Smith's ability to read play can be traced back to another essential component of his youthful development.

"When he was seven, eight and nine I would be coaching older age groups and when he was finished his own training Cam would come over and join in my sessions," Wayne recalled.

"He would be listening to terminology and to me talk about breaking down field position and how to get from A to B. He probably didn't have the skill at that stage to do it, but he understood it.

"One of Cam's great strengths, and it would have been the same for the Johns boys, was that he just loved playing footy. He'd play every day if his body allowed him to."

Cam is a real student of the game and gets into the mind of the other team.

Wayne Smith

NRL.com read to Wayne what Johnathan Thurston said this week about Cameron Smith being able to think seven, eight and nine sets of six ahead and his ability to turn the momentum of a game in the blink of an eye.

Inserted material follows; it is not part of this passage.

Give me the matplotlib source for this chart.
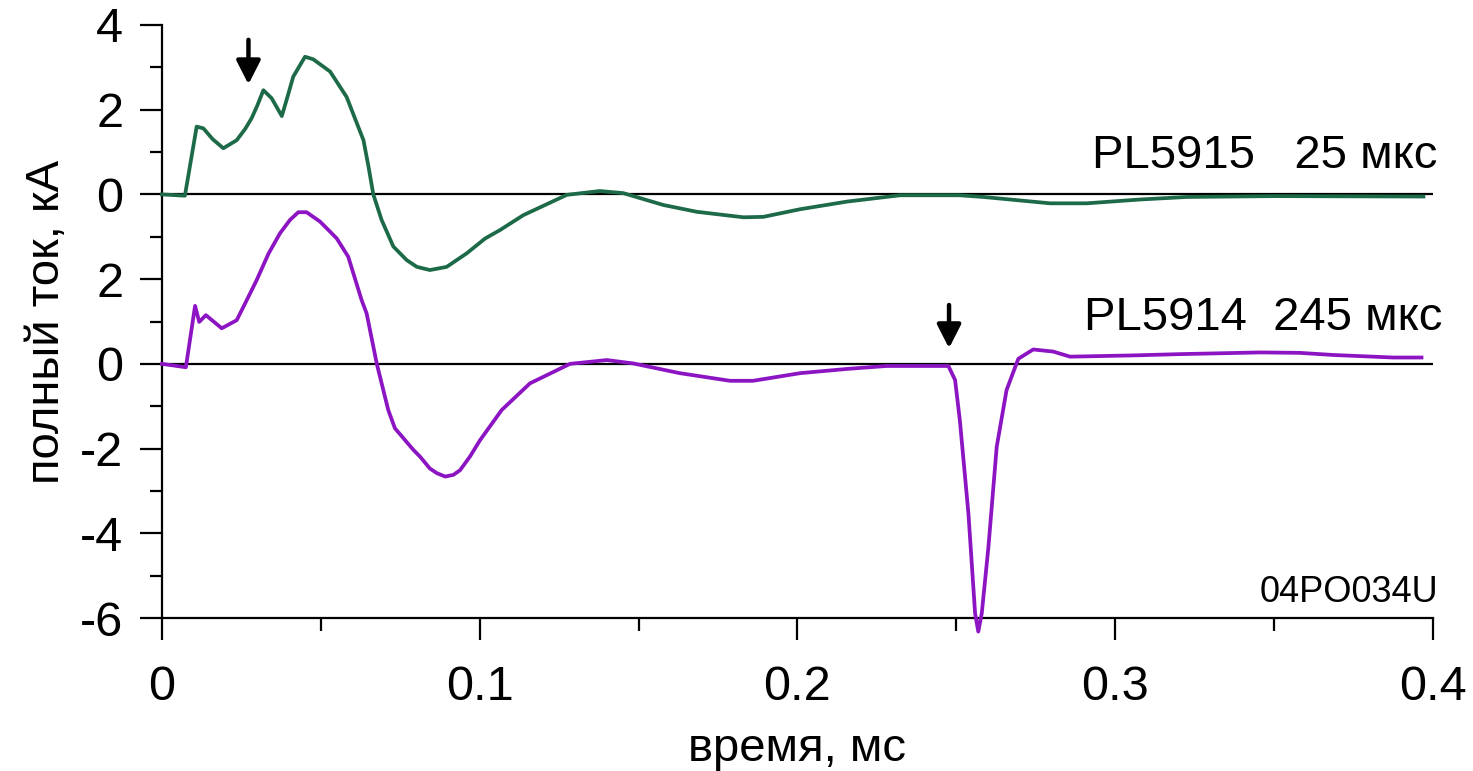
import matplotlib
matplotlib.use("Agg")
import matplotlib.pyplot as plt
from matplotlib.ticker import MultipleLocator

plt.rcParams['font.family'] = ['Liberation Sans', 'DejaVu Sans']

# PL5915 (25 mks), kA, drawn shifted up by 4
t_upper = [0, 0.0072, 0.0109, 0.013, 0.016, 0.0193, 0.0235, 0.0262, 0.0282, 0.0300,
           0.0319, 0.0345, 0.0377, 0.0392, 0.0413, 0.045, 0.0476, 0.0529, 0.0581, 0.0634,
           0.065, 0.0665, 0.0691, 0.0728, 0.0770, 0.0802, 0.0843, 0.0896, 0.0959, 0.1017,
           0.1064, 0.1137, 0.1274, 0.1378, 0.1452, 0.1578, 0.1683, 0.183, 0.1892, 0.2008,
           0.2155, 0.2323, 0.251, 0.2585, 0.2795, 0.291, 0.3078, 0.3225, 0.35, 0.397]
i_upper = [0, -0.03, 1.6, 1.56, 1.3, 1.09, 1.28, 1.55, 1.8, 2.1,
           2.46, 2.27, 1.85, 2.23, 2.78, 3.25, 3.19, 2.9, 2.3, 1.28,
           0.65, 0, -0.6, -1.23, -1.55, -1.71, -1.785, -1.71, -1.39, -1.04,
           -0.84, -0.49, -0.01, 0.08, 0.03, -0.25, -0.41, -0.54, -0.53, -0.35,
           -0.17, -0.02, -0.02, -0.06, -0.21, -0.21, -0.12, -0.06, -0.04, -0.05]
upper_offset = 4

# PL5914 (245 mks), kA
t_lower = [0, 0.0075, 0.0104, 0.0117, 0.0138, 0.0188, 0.0235, 0.0272, 0.0298, 0.0335,
           0.0371, 0.0403, 0.0429, 0.0455, 0.0497, 0.0529, 0.055, 0.0586, 0.0628, 0.0644,
           0.0676, 0.0712, 0.0733, 0.0791, 0.0812, 0.0843, 0.0865, 0.0891, 0.0917, 0.0938,
           0.0969, 0.1001, 0.1069, 0.1158, 0.1284, 0.14, 0.1483, 0.163, 0.1788, 0.186,
           0.2008, 0.2155, 0.228, 0.2475, 0.2496, 0.2511, 0.2538, 0.2559, 0.2569, 0.258,
           0.2601, 0.2627, 0.2658, 0.2695, 0.2742, 0.2805, 0.2858, 0.3057, 0.3204, 0.3456,
           0.358, 0.3686, 0.3875, 0.3964]
i_lower = [0, -0.08, 1.37, 0.99, 1.15, 0.84, 1.03, 1.585, 1.98, 2.6,
           3.08, 3.4, 3.58, 3.58, 3.36, 3.12, 2.96, 2.53, 1.51, 1.19,
           0, -1.09, -1.52, -2.03, -2.19, -2.47, -2.58, -2.66, -2.62, -2.51,
           -2.19, -1.8, -1.09, -0.46, 0, 0.09, 0.01, -0.22, -0.4, -0.4,
           -0.22, -0.12, -0.05, -0.05, -0.38, -1.33, -3.53, -5.89, -6.32, -5.89,
           -4.32, -1.96, -0.62, 0.12, 0.34, 0.29, 0.17, 0.2, 0.23, 0.27,
           0.26, 0.21, 0.15, 0.15]

ytick_pos = [-6, -4, -2, 0, 2, 4, 6, 8]
ytick_labels = ['-6', '-4', '-2', '0', '2', '0', '2', '4']
xtick_pos = [0, 0.1, 0.2, 0.3, 0.4]
xtick_labels = ['0', '0.1', '0.2', '0.3', '0.4']

# arrows: (x, y_start, y_end)
arrows = [(0.0272, 7.65, 6.6), (0.2477, 1.39, 0.37)]

fig = plt.figure(figsize=(14.73, 7.71), dpi=100)
ax = fig.add_axes([0.11, 0.1984, 0.8628, 0.7692])

ax.axhline(upper_offset, color='black', lw=1.6, zorder=1)
ax.axhline(0, color='black', lw=1.6, zorder=1)

ax.plot(t_upper, [v + upper_offset for v in i_upper], color='#1d6a48', lw=2.7, zorder=3, clip_on=False)
ax.plot(t_lower, i_lower, color='#8c14c2', lw=2.7, zorder=3, clip_on=False)

for x, y0, y1 in arrows:
    ax.annotate('', xy=(x, y1), xytext=(x, y0),
                arrowprops=dict(arrowstyle='-|>,head_length=0.55,head_width=0.28',
                                mutation_scale=26, lw=3.2, color='black',
                                shrinkA=0, shrinkB=0))

ax.text(0.4013, 4.62, 'PL5915   25 мкс', fontsize=34, ha='right', va='baseline')
ax.text(0.4030, 0.8, 'PL5914  245 мкс', fontsize=34, ha='right', va='baseline')
ax.text(0.4017, -5.62, '04PO034U', fontsize=26, ha='right', va='baseline')

ax.set_xlim(0, 0.4)
ax.set_ylim(-6, 8)
ax.spines['top'].set_visible(False)
ax.spines['right'].set_visible(False)
for s in ('left', 'bottom'):
    ax.spines[s].set_linewidth(1.6)

ax.set_xticks(xtick_pos, xtick_labels)
ax.set_yticks(ytick_pos, ytick_labels)
ax.xaxis.set_minor_locator(MultipleLocator(0.05))
ax.yaxis.set_minor_locator(MultipleLocator(1))
ax.tick_params(which='major', length=16, width=1.6, labelsize=35)
ax.tick_params(which='minor', length=9, width=1.6)
ax.tick_params(axis='x', which='major', pad=18)
ax.tick_params(axis='y', which='major', pad=12)

ax.set_xlabel('время, мс', fontsize=34, labelpad=12)
ax.set_ylabel('полный ток, кА', fontsize=34, labelpad=8)

fig.savefig('out.png', dpi=100)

"It makes me think of the age old saying 'you can't put in what God leaves out'. You either have it or you don't," Wayne said.

"It is just an awareness thing. Cam is a real student of the game and gets into the mind of the other team and identifies where they are at in their own mental state and what they are feeling."

Wayne said his son pinpoints what the other side would least like their opposition to do.

"Once he identifies what that is he thinks 'I'll do that'," he said.

Smith's former Storm teammate Matt Geyer came up with the classic line that Cameron was "a footballer in an accountant's body". Not a natural athlete and not that fast, but quick between the ears.

Wayne recalled a fascinating conversation with Wayne Bennett when his son was in discussions with the Broncos about why that speed between the ears was more important.

"When we spoke with Wayne Bennett before Cam signed with Melbourne, he said to Cam 'where do you see your weak points?'," Wayne said.

"Cam said 'I'm not very fast'. Wayne said to him 'you are fast enough, and if we need you faster we'll make you faster'.

"Wayne identified there and then that his physical stature was less of a consequence to him than the fact he knew his way around a footy field."

 So why did Cameron sign with the Storm and not the Broncos?

"Cam signed with Melbourne because the Broncos had Luke Priddis and he was 23 and the NSW hooker," Wayne said.

"All things being equal Priddis had another eight years there and they had another good young guy coming through in Mick Ryan. We wanted Cam to have a pathway to the NRL within a reasonable time span of five years.

"We wanted him to sign with a club where he could stay at home and play with a feeder club that was in Brisbane, and Melbourne had Norths Devils.

"If Norths Devils weren't there he would have probably signed with the Broncos, but we didn't want him to get lost in the system as so many kids do when they leave home."

He certainly didn't get lost. Cameron had found his way to hooker by that stage and Wayne also explained how that occurred.

"One of the coaches he had for the South Coast primary side came and coached Cam at Logan Brothers in the under 15s and he said to him 'there aren't many good hookers running around and I reckon if you play hooker you are a show for Queensland Schoolboys'," Wayne said.

"He made that team on the bench and other rep sides as a hooker, but later missed out on the Queensland under 17 side.

"Cameron was devastated to the point of being inconsolable.

"I said to Cam after he played his first Origin game in 2003, 'it makes missing out on the Queensland under 17 side pale into insignificance' and he said 'yes, but I still should have made the team'.

"That says to me that he will never let anyone have the opportunity to say he doesn't deserve to be there. That is what drove him from then on."

Wayne said the other thing that drives his son is the determination to never let anyone down on the field or off it, and he has a story for that too.

"When he was young he was being cheeky and I said to him 'I am really disappointed in you Cam', and he went to his room and was inconsolable," Wayne recalled.

"The thought that he'd let me or his mum down ate away at him. He was showing that character trait even back then."